* Task requirements *
Transcribe all of the material exactly. Any picture in it should be left out.

## Start

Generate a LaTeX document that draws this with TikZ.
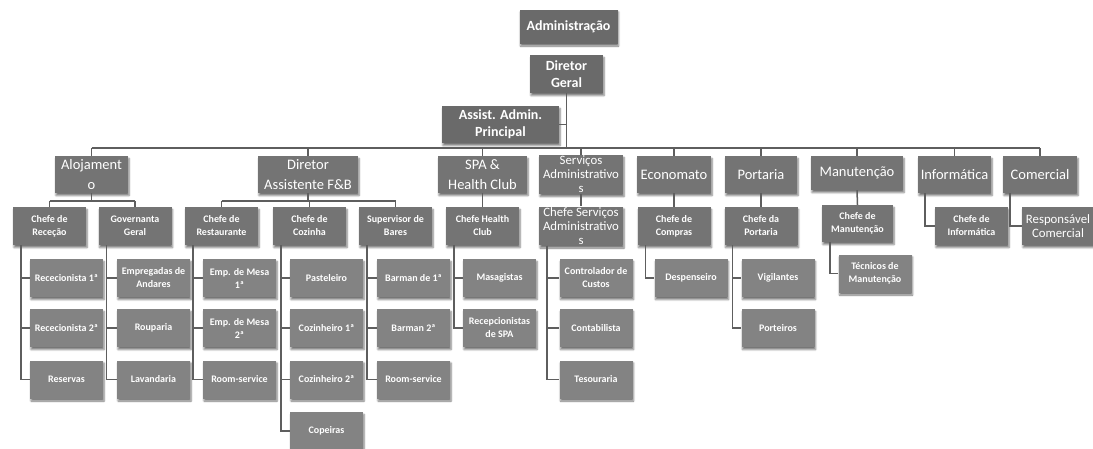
\documentclass[tikz,border=0pt]{standalone}
\usepackage{fontspec}
\setmainfont{Carlito}
\usepackage{tikz}
\usetikzlibrary{shadows.blur}
\definecolor{topgray}{HTML}{6A6A6A}
\definecolor{boxgray}{HTML}{747474}
\definecolor{leafgray}{HTML}{838383}
\definecolor{linegray}{HTML}{5E5E5E}
\tikzset{
  orgbox/.style={fill=boxgray, text=white, align=center, inner sep=1pt,
    blur shadow={shadow xshift=1pt, shadow yshift=-2.5pt, shadow opacity=55}},
  topbox/.style={orgbox, fill=topgray, font=\bfseries\fontsize{14}{17}\selectfont, minimum height=37pt},
  deptbox/.style={orgbox, font=\fontsize{14.5}{20}\selectfont, minimum width=73pt, minimum height=37pt},
  chefbox/.style={orgbox, font=\bfseries\fontsize{10}{13}\selectfont, minimum width=73pt, minimum height=38pt},
  leafbox/.style={chefbox, fill=leafgray},
  longname/.style={font=\fontsize{12.8}{14}\selectfont},
  link/.style={draw=linegray, line width=1.5pt}
}

\begin{document}
\begin{tikzpicture}[x=1pt, y=-1pt]
  \useasboundingbox (0,0) rectangle (1093,448);
  \coordinate (bus) at (0,148);
  \coordinate (subbus) at (0,201);

  \node[topbox, minimum width=98pt, minimum height=34pt] (adm) at (568.5,26.5) {Administração};
  \node[topbox, minimum width=73pt, minimum height=38pt] (dg) at (566.5,74) {Diretor\\Geral};
  \node[topbox, minimum width=117pt] (aap) at (500.5,124.5) {Assist. Admin.\\Principal};

  \node[deptbox] (aloj) at (91.5,174.5) {Alojament\\o};
  \node[deptbox, minimum width=100pt] (fnb) at (308,174.5) {Diretor\\Assistente F\&B};
  \node[deptbox, minimum width=89pt] (spa) at (482.5,174.5) {SPA \&\\Health Club};
  \node[deptbox, longname, minimum width=84pt] (serv) at (581,174.5) {Serviços\\Administrativo\\s};
  \node[deptbox, minimum width=74pt] (econ) at (674,174.5) {Economato};
  \node[deptbox, minimum width=72pt] (port) at (761,174.5) {Portaria};
  \node[deptbox, minimum width=92pt, minimum height=34pt] (manut) at (857,173) {Manutenção};
  \node[deptbox] (info) at (954.5,174.5) {Informática};
  \node[deptbox, minimum width=74pt] (com) at (1040,174.5) {Comercial};

  \node[chefbox] (recep) at (49.5,226) {Chefe de\\Receção};
  \node[chefbox] (gov) at (135,226) {Governanta\\Geral};
  \node[chefbox] (rest) at (221.5,226) {Chefe de\\Restaurante};
  \node[chefbox] (coz) at (309.5,226) {Chefe de\\Cozinha};
  \node[chefbox] (bares) at (395.5,226) {Supervisor de\\Bares};
  \node[chefbox] (health) at (482.5,226) {Chefe Health\\Club};
  \node[chefbox, longname, minimum width=84pt] (cserv) at (581,226) {Chefe Serviços\\Administrativo\\s};
  \node[chefbox] (compras) at (674,226) {Chefe de\\Compras};
  \node[chefbox] (cport) at (761,226) {Chefe da\\Portaria};
  \node[chefbox, minimum width=71pt, minimum height=37pt] (cmanut) at (857.5,223.5) {Chefe de\\Manutenção};
  \node[chefbox] (cinfo) at (971.5,226) {Chefe de\\Informática};
  \node[chefbox, longname, minimum width=72pt] (rcom) at (1058,226) {Responsável\\Comercial};

  \node[leafbox] (rcpa) at (66.5,278) {Rececionista 1ª};
  \node[leafbox] (rcpb) at (66.5,328) {Rececionista 2ª};
  \node[leafbox] (resv) at (66.5,379.5) {Reservas};
  \node[leafbox] (empa) at (153.5,278) {Empregadas de\\Andares};
  \node[leafbox] (roup) at (153.5,328) {Rouparia};
  \node[leafbox] (lava) at (153.5,379.5) {Lavandaria};
  \node[leafbox] (mesa) at (239.5,278) {Emp. de Mesa\\1ª};
  \node[leafbox] (mesb) at (239.5,328) {Emp. de Mesa\\2ª};
  \node[leafbox] (roma) at (239.5,379.5) {Room-service};
  \node[leafbox] (past) at (326.5,278) {Pasteleiro};
  \node[leafbox] (coza) at (326.5,328) {Cozinheiro 1ª};
  \node[leafbox] (cozb) at (326.5,379.5) {Cozinheiro 2ª};
  \node[leafbox] (cope) at (326.5,431) {Copeiras};
  \node[leafbox] (bara) at (413.5,278) {Barman de 1ª};
  \node[leafbox] (barb) at (413.5,328) {Barman 2ª};
  \node[leafbox] (romb) at (413.5,379.5) {Room-service};
  \node[leafbox] (mass) at (499.5,278) {Masagistas};
  \node[leafbox] (rspa) at (499.5,328) {Recepcionistas\\de SPA};
  \node[leafbox] (ctrl) at (596,278) {Controlador de\\Custos};
  \node[leafbox] (cont) at (596,328) {Contabilista};
  \node[leafbox] (teso) at (596,379.5) {Tesouraria};
  \node[leafbox] (desp) at (691,278) {Despenseiro};
  \node[leafbox] (vigi) at (778,278) {Vigilantes};
  \node[leafbox] (port2) at (778,328) {Porteiros};
  \node[leafbox] (tecm) at (875,273.5) {Técnicos de\\Manutenção};

  % topo
  \draw[link] (dg.south) -- (dg.south |- bus);
  \draw[link] (aap.east) -- (aap.east -| dg.south);
  \draw[link] (aloj.north |- bus) -- (com.north |- bus);
  \foreach \d in {aloj,fnb,spa,serv,econ,port,manut,info,com}
    \draw[link] (\d.north) -- (\d.north |- bus);

  % departamentos -> chefes
  \draw[link] (aloj.south) -- (aloj.south |- subbus);
  \draw[link] (recep.north |- subbus) -- (gov.north |- subbus);
  \draw[link] (fnb.south) -- (fnb.south |- subbus);
  \draw[link] (rest.north |- subbus) -- (bares.north |- subbus);
  \foreach \c in {recep,gov,rest,coz,bares}
    \draw[link] (\c.north) -- (\c.north |- subbus);
  \foreach \d/\c in {spa/health,serv/cserv,econ/compras,port/cport,manut/cmanut}
    \draw[link] (\d.south) -- (\c.north);
  \foreach \d/\c in {info/cinfo,com/rcom}
    \draw[link] ([xshift=7pt]\d.south west) |- (\c.west);

  % chefes -> equipas
  \foreach \p/\c in {recep/rcpa,recep/rcpb,recep/resv,gov/empa,gov/roup,gov/lava,
      rest/mesa,rest/mesb,rest/roma,coz/past,coz/coza,coz/cozb,coz/cope,
      bares/bara,bares/barb,bares/romb,health/mass,health/rspa,
      cserv/ctrl,cserv/cont,cserv/teso,compras/desp,cport/vigi,cport/port2,cmanut/tecm}
    \draw[link] ([xshift=8pt]\p.south west) |- (\c.west);
\end{tikzpicture}
\end{document}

## End

* Expected answer *
Generate a LaTeX document that draws this with TikZ.
\documentclass[tikz,border=0pt]{standalone}
\usepackage{fontspec}
\setmainfont{Carlito}
\usepackage{tikz}
\usetikzlibrary{shadows.blur}
\definecolor{topgray}{HTML}{6A6A6A}
\definecolor{boxgray}{HTML}{747474}
\definecolor{leafgray}{HTML}{838383}
\definecolor{linegray}{HTML}{5E5E5E}
\tikzset{
  orgbox/.style={fill=boxgray, text=white, align=center, inner sep=1pt,
    blur shadow={shadow xshift=1pt, shadow yshift=-2.5pt, shadow opacity=55}},
  topbox/.style={orgbox, fill=topgray, font=\bfseries\fontsize{14}{17}\selectfont, minimum height=37pt},
  deptbox/.style={orgbox, font=\fontsize{14.5}{20}\selectfont, minimum width=73pt, minimum height=37pt},
  chefbox/.style={orgbox, font=\bfseries\fontsize{10}{13}\selectfont, minimum width=73pt, minimum height=38pt},
  leafbox/.style={chefbox, fill=leafgray},
  longname/.style={font=\fontsize{12.8}{14}\selectfont},
  link/.style={draw=linegray, line width=1.5pt}
}

\begin{document}
\begin{tikzpicture}[x=1pt, y=-1pt]
  \useasboundingbox (0,0) rectangle (1093,448);
  \coordinate (bus) at (0,148);
  \coordinate (subbus) at (0,201);

  \node[topbox, minimum width=98pt, minimum height=34pt] (adm) at (568.5,26.5) {Administração};
  \node[topbox, minimum width=73pt, minimum height=38pt] (dg) at (566.5,74) {Diretor\\Geral};
  \node[topbox, minimum width=117pt] (aap) at (500.5,124.5) {Assist. Admin.\\Principal};

  \node[deptbox] (aloj) at (91.5,174.5) {Alojament\\o};
  \node[deptbox, minimum width=100pt] (fnb) at (308,174.5) {Diretor\\Assistente F\&B};
  \node[deptbox, minimum width=89pt] (spa) at (482.5,174.5) {SPA \&\\Health Club};
  \node[deptbox, longname, minimum width=84pt] (serv) at (581,174.5) {Serviços\\Administrativo\\s};
  \node[deptbox, minimum width=74pt] (econ) at (674,174.5) {Economato};
  \node[deptbox, minimum width=72pt] (port) at (761,174.5) {Portaria};
  \node[deptbox, minimum width=92pt, minimum height=34pt] (manut) at (857,173) {Manutenção};
  \node[deptbox] (info) at (954.5,174.5) {Informática};
  \node[deptbox, minimum width=74pt] (com) at (1040,174.5) {Comercial};

  \node[chefbox] (recep) at (49.5,226) {Chefe de\\Receção};
  \node[chefbox] (gov) at (135,226) {Governanta\\Geral};
  \node[chefbox] (rest) at (221.5,226) {Chefe de\\Restaurante};
  \node[chefbox] (coz) at (309.5,226) {Chefe de\\Cozinha};
  \node[chefbox] (bares) at (395.5,226) {Supervisor de\\Bares};
  \node[chefbox] (health) at (482.5,226) {Chefe Health\\Club};
  \node[chefbox, longname, minimum width=84pt] (cserv) at (581,226) {Chefe Serviços\\Administrativo\\s};
  \node[chefbox] (compras) at (674,226) {Chefe de\\Compras};
  \node[chefbox] (cport) at (761,226) {Chefe da\\Portaria};
  \node[chefbox, minimum width=71pt, minimum height=37pt] (cmanut) at (857.5,223.5) {Chefe de\\Manutenção};
  \node[chefbox] (cinfo) at (971.5,226) {Chefe de\\Informática};
  \node[chefbox, longname, minimum width=72pt] (rcom) at (1058,226) {Responsável\\Comercial};

  \node[leafbox] (rcpa) at (66.5,278) {Rececionista 1ª};
  \node[leafbox] (rcpb) at (66.5,328) {Rececionista 2ª};
  \node[leafbox] (resv) at (66.5,379.5) {Reservas};
  \node[leafbox] (empa) at (153.5,278) {Empregadas de\\Andares};
  \node[leafbox] (roup) at (153.5,328) {Rouparia};
  \node[leafbox] (lava) at (153.5,379.5) {Lavandaria};
  \node[leafbox] (mesa) at (239.5,278) {Emp. de Mesa\\1ª};
  \node[leafbox] (mesb) at (239.5,328) {Emp. de Mesa\\2ª};
  \node[leafbox] (roma) at (239.5,379.5) {Room-service};
  \node[leafbox] (past) at (326.5,278) {Pasteleiro};
  \node[leafbox] (coza) at (326.5,328) {Cozinheiro 1ª};
  \node[leafbox] (cozb) at (326.5,379.5) {Cozinheiro 2ª};
  \node[leafbox] (cope) at (326.5,431) {Copeiras};
  \node[leafbox] (bara) at (413.5,278) {Barman de 1ª};
  \node[leafbox] (barb) at (413.5,328) {Barman 2ª};
  \node[leafbox] (romb) at (413.5,379.5) {Room-service};
  \node[leafbox] (mass) at (499.5,278) {Masagistas};
  \node[leafbox] (rspa) at (499.5,328) {Recepcionistas\\de SPA};
  \node[leafbox] (ctrl) at (596,278) {Controlador de\\Custos};
  \node[leafbox] (cont) at (596,328) {Contabilista};
  \node[leafbox] (teso) at (596,379.5) {Tesouraria};
  \node[leafbox] (desp) at (691,278) {Despenseiro};
  \node[leafbox] (vigi) at (778,278) {Vigilantes};
  \node[leafbox] (port2) at (778,328) {Porteiros};
  \node[leafbox] (tecm) at (875,273.5) {Técnicos de\\Manutenção};

  % topo
  \draw[link] (dg.south) -- (dg.south |- bus);
  \draw[link] (aap.east) -- (aap.east -| dg.south);
  \draw[link] (aloj.north |- bus) -- (com.north |- bus);
  \foreach \d in {aloj,fnb,spa,serv,econ,port,manut,info,com}
    \draw[link] (\d.north) -- (\d.north |- bus);

  % departamentos -> chefes
  \draw[link] (aloj.south) -- (aloj.south |- subbus);
  \draw[link] (recep.north |- subbus) -- (gov.north |- subbus);
  \draw[link] (fnb.south) -- (fnb.south |- subbus);
  \draw[link] (rest.north |- subbus) -- (bares.north |- subbus);
  \foreach \c in {recep,gov,rest,coz,bares}
    \draw[link] (\c.north) -- (\c.north |- subbus);
  \foreach \d/\c in {spa/health,serv/cserv,econ/compras,port/cport,manut/cmanut}
    \draw[link] (\d.south) -- (\c.north);
  \foreach \d/\c in {info/cinfo,com/rcom}
    \draw[link] ([xshift=7pt]\d.south west) |- (\c.west);

  % chefes -> equipas
  \foreach \p/\c in {recep/rcpa,recep/rcpb,recep/resv,gov/empa,gov/roup,gov/lava,
      rest/mesa,rest/mesb,rest/roma,coz/past,coz/coza,coz/cozb,coz/cope,
      bares/bara,bares/barb,bares/romb,health/mass,health/rspa,
      cserv/ctrl,cserv/cont,cserv/teso,compras/desp,cport/vigi,cport/port2,cmanut/tecm}
    \draw[link] ([xshift=8pt]\p.south west) |- (\c.west);
\end{tikzpicture}
\end{document}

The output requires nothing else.